The U.S. Department of Homeland Security has announced that it will add 29 more companies to the expanding Uyghur Forced Labor Prevention Act (UFLPA) Entity List – the largest expansion of this import blacklist thus far. The additions go into effect Nov. 25, 2024.
Companies on the UFLPA Entity List are entities in the Xinjiang region of China that have been found to mine, produce, or manufacture, wholly or in part, any goods, wares, articles and merchandise with forced labor. The list also includes entities found to have been working with the government of Xinjiang to recruit, transport, transfer, harbor or receive forced labor members of persecuted groups out of Xinjiang.
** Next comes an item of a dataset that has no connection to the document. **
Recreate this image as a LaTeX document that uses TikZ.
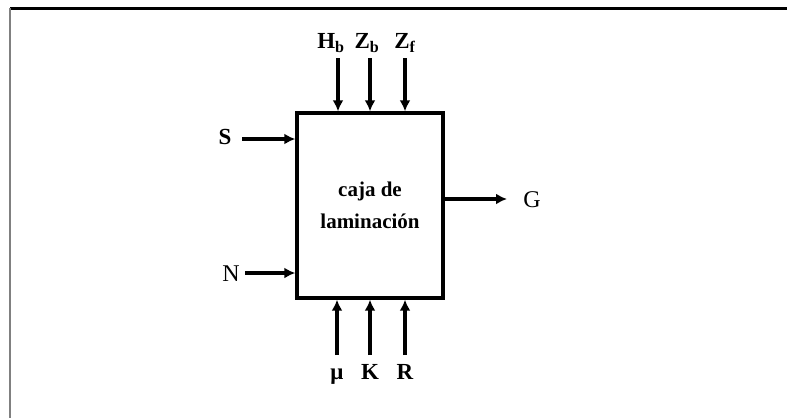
\documentclass[tikz,border=0pt]{standalone}
\usepackage{fontspec}
\setmainfont{Liberation Serif}
\usetikzlibrary{arrows.meta,positioning}

\begin{document}
\begin{tikzpicture}[
  x=1pt,y=-1pt,
  lbl/.style={inner sep=0pt,font=\fontsize{23}{24}\selectfont\bfseries},
  lblr/.style={inner sep=0pt,font=\fontsize{24}{24}\selectfont},
  caja/.style={rectangle,draw,line width=3.4pt,minimum width=146pt,
               minimum height=185pt,align=center,
               font=\fontsize{21}{32}\selectfont\bfseries},
  arrow/.style={-{Latex[length=11pt,width=11pt]},line width=3.2pt}
]
\useasboundingbox (0,0) rectangle (787,418);
% frame
\draw[line width=3pt] (10,8) -- (787,8);
\draw[gray,line width=1.2pt] (10,8) -- (10,418);

\node[caja] (box) at (370,205.5) {caja de\\laminación};

% top inputs
\node[lbl] (hb) at (331,43) {H\textsubscript{b}};
\node[lbl] (zb) at (367,43) {Z\textsubscript{b}};
\node[lbl] (zf) at (405,43) {Z\textsubscript{f}};
\coordinate (hbin) at (338,58);
\coordinate (zbin) at (370,58);
\coordinate (zfin) at (405,58);
\draw[arrow] (hbin) -- (hbin |- box.north);
\draw[arrow] (zbin) -- (zbin |- box.north);
\draw[arrow] (zfin) -- (zfin |- box.north);

% bottom inputs
\node[lbl,anchor=base] (mu) at (337,379) {μ};
\node[lbl,anchor=base] (k)  at (370,379) {K};
\node[lbl,anchor=base] (r)  at (405,379) {R};
\coordinate (muin) at (337,355);
\coordinate (kin)  at (370,355);
\coordinate (rin)  at (405,355);
\draw[arrow] (muin) -- (muin |- box.south);
\draw[arrow] (kin)  -- (kin |- box.south);
\draw[arrow] (rin)  -- (rin |- box.south);

% left inputs
\node[lbl]  (s) at (225,137) {S};
\node[lblr] (n) at (231,274) {N};
\coordinate (sin) at (242,139);
\coordinate (nin) at (245,273);
\draw[arrow] (sin) -- (sin -| box.west);
\draw[arrow] (nin) -- (nin -| box.west);

% output
\node[lblr] (g) at (532,200) {G};
\coordinate (gout) at (507,199);
\draw[arrow] (gout -| box.east) -- (gout);
\end{tikzpicture}
\end{document}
This newest list targets mainly the agricultural sector, but also includes sectors in the mining and smelting of raw materials such as aluminum, lithium and other metals.
Three key considerations for U.S. companies from this most recent news:
- U.S. importers should consider conducting an internal review to ensure that parties on the UFLPA Entity List (now totaling almost 100 companies) are not anywhere in their supply chain, directly or indirectly
- Even after verifying your supply chain is free of blacklisted entities, this recent news provides U.S. importers an opportunity to have further discussions with its international suppliers, especially those in China, about mitigating forced-labor risks. The UFLPA Entity List will only continue to grow.
- Even if your international suppliers are outside of China, the UFLPA statistics page hosted by U.S. Customs and Border Protection (CBP) shows that the risk of detention of shipments and risk of potential penalties due to forced labor enforcement also greatly affect shipments from surrounding countries, most notably Malaysia, Vietnam and Thailand.